La sociedad del Titanic
El otro día, durante la cena, estaba viendo First Dates con mi pareja cuando una de las comensales se marcó un solo de micrófono llamativo. Vino a decir que su película favorita era Titanic, que si muy romántica y todo eso, pero que la enorme cantidad de muertos y el hecho de que Rose le diese un «solo sí es sí» a Di Caprio le atraía aún más. Si he exagerado, lo siento. En su defensa diré que la tragedia también me gusta más que el romance.
Escucharla hablar me hizo rememorar algunas escenas de la película. La catástrofe, que se deriva del choque con el iceberg, se prolonga durante una notable parte de la cinta. Más allá de las aventuras de los protagonistas por huir del villano e intentar sobrevivir, sorteando todos los obstáculos que liberan las tripas del transatlántico, vemos cómo los pasajeros se enfrentan a su destino. La muerte no se pone tiquismiquis con la clase social. En las horas previas hemos conocido cada colectivo y sus dependencias. Ahí tenemos al capitán, que naufraga con su barco; allí, la orquesta, manteniendo la moral a ritmo de violín, chelo y piano. Para todos ellos, una ineludible tumba de agua.
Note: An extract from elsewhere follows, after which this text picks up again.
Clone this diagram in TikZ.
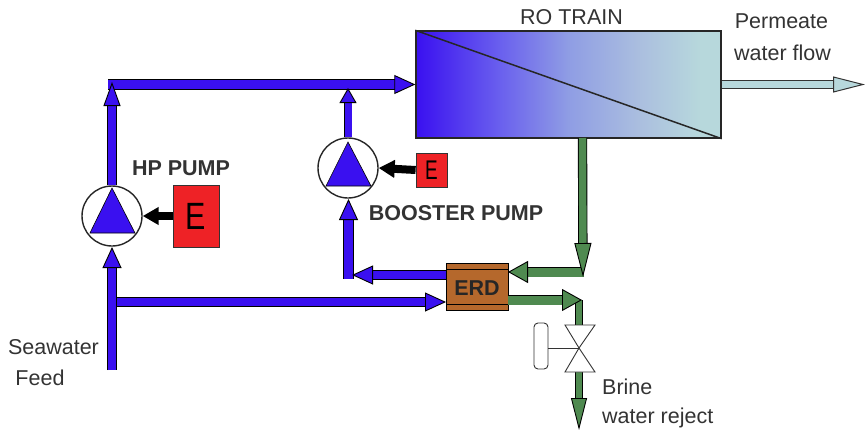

Toda sociedad es un navío surcando las aguas de su época y, aunque sea un pensamiento derrotista, en el océano del tiempo siempre aguarda un iceberg. En la cubierta se respira el mismo aire, pero cada camarote es un mundo. Por cada lujo, diez ratas. El día y la noche se hermanan en una danza inexorable. La proa rompe las azuladas crestas tejiendo una estela argéntea. Y al final, el final. El océano, o el tiempo, no hace distinciones. Sálvese quien pueda. Y a quien le dejen.
En domingos como este pienso que nuestro iceberg asoma en el horizonte. Seremos (me incluyo) tan estúpidos de no verlo venir. Ya ha ocurrido antes; que si Roma cayó o calló transformada en otra cosa. Solo espero que entre los supervivientes hacinados en los botes, algún cerebro tome nota y construya mejores barcos en el futuro.